Here in the gallery were the canvases in full technicolour glory, entirely different from all those copies: huge, glittering and so bold. A perfect motif for how I would like to live the next twelve months of my life.
Among them, Klimt’s slightly less well-known Portrait of Fritza Riedler (above) was painted in 1906. I imagine it bursting into the dourness of post-Victorian Britain, as shocking and wonderful as a rainbow illuminating grey skies after days of rain.
At first glance it is a classic portrait, masterfully executed from the chiffon-like ruffles of the dress to the delicately posed hands. But then as you look properly the painting becomes a treasure trove of the unexpected: blocks of textured colour in place of the usual bland background; the almost-halo framing the model’s face, a glorious mosaic inspired by other lands; the surreal pattern on the chair where Fritza sits, reminiscent of eyes or snakeskin; the small squares of pattern that punctuate the colour blocks as if to prevent our gaze settling, demanding we pay attention.
Thinking about some of the main themes of my Best Year book these moments I spent with the painting remind me that life too is a treasure when we pause long enough to notice what is all around us, and take the time to experience it – explore – through as many of our senses as possible. It expands when we make opportunities to do things we’ve not done before – whether that means visiting a new gallery or simply walking home by a different route. (Or – as I did on New Year’s Day – bringing a small biscuit back to bed to have with my morning tea and tasting its crumbly sweetness in a way I don’t when meals become a mostly unconscious habit.)
Klimt’s painting also speaks, in a perhaps more challenging way, of what may arise when we operate from what’s within us rather than the comfortable and safe norms of what we see all out-with us. I like to think what I see in Fritza’s face is openness and curiosity: two qualities which are necessary for Growth.

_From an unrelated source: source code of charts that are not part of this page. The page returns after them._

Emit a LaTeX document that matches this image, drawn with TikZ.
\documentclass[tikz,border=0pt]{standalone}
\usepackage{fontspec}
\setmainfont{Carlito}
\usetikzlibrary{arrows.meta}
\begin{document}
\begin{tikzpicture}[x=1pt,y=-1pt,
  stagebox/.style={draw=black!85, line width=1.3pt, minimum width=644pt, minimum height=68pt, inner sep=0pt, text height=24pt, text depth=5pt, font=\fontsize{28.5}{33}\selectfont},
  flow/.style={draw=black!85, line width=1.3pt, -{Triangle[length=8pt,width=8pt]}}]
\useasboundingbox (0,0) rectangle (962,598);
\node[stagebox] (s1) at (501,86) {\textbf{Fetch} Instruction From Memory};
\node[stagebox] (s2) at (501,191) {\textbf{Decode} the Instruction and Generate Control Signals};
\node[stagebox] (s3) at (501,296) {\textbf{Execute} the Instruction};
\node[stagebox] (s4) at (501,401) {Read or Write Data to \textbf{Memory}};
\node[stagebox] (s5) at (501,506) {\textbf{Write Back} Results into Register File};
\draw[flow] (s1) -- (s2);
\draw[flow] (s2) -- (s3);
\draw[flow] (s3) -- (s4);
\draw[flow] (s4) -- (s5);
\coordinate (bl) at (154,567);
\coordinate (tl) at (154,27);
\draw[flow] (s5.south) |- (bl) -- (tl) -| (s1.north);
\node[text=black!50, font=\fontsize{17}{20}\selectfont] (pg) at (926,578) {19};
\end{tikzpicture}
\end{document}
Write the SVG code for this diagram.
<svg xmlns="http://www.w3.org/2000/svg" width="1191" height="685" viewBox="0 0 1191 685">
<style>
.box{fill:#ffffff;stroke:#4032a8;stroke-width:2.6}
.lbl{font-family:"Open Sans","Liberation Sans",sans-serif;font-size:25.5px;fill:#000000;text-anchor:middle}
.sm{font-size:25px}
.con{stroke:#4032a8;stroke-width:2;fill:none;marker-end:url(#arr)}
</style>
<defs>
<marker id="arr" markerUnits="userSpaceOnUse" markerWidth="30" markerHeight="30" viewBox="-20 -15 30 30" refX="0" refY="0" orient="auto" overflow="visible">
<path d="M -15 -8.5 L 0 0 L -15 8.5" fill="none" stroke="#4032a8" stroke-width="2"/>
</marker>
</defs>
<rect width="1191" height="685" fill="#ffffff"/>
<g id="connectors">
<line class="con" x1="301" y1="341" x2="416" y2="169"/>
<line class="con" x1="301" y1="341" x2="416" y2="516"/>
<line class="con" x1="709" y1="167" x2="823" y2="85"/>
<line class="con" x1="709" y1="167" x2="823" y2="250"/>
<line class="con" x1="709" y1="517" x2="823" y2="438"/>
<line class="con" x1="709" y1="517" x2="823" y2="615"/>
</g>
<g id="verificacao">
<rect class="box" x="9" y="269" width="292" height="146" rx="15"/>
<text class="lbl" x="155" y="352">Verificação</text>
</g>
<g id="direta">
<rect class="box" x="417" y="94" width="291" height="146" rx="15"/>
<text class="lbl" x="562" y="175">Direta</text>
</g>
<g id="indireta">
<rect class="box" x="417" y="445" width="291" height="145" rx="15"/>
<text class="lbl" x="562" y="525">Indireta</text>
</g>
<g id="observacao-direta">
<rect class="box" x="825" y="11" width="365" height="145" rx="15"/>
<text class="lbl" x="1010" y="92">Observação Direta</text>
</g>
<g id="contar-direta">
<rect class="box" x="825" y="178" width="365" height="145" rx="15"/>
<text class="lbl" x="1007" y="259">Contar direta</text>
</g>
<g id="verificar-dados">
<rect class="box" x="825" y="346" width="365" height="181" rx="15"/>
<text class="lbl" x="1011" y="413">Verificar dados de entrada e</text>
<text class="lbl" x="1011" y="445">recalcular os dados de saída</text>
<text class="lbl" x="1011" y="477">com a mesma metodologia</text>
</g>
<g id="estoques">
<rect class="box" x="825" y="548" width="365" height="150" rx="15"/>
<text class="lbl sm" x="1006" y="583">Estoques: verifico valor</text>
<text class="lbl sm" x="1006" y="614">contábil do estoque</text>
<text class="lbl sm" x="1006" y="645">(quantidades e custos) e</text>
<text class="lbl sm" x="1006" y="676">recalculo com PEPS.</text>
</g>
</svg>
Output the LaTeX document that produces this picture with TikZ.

Finally the sheer ambition of this work, sitting brashly alongside all those traditionally beautiful and almost photographic landscapes from the same era, are a reminder of the power of being bold with our lives, of mixing it up, taking risks and becoming the creators of our own world. As we begin a new year that’s my commitment to myself.
*** Thinking about your intentions for the new year, is there a work of art – painting, sculpture, song, poem, building or something else – that might serve as a motif and reminder to you?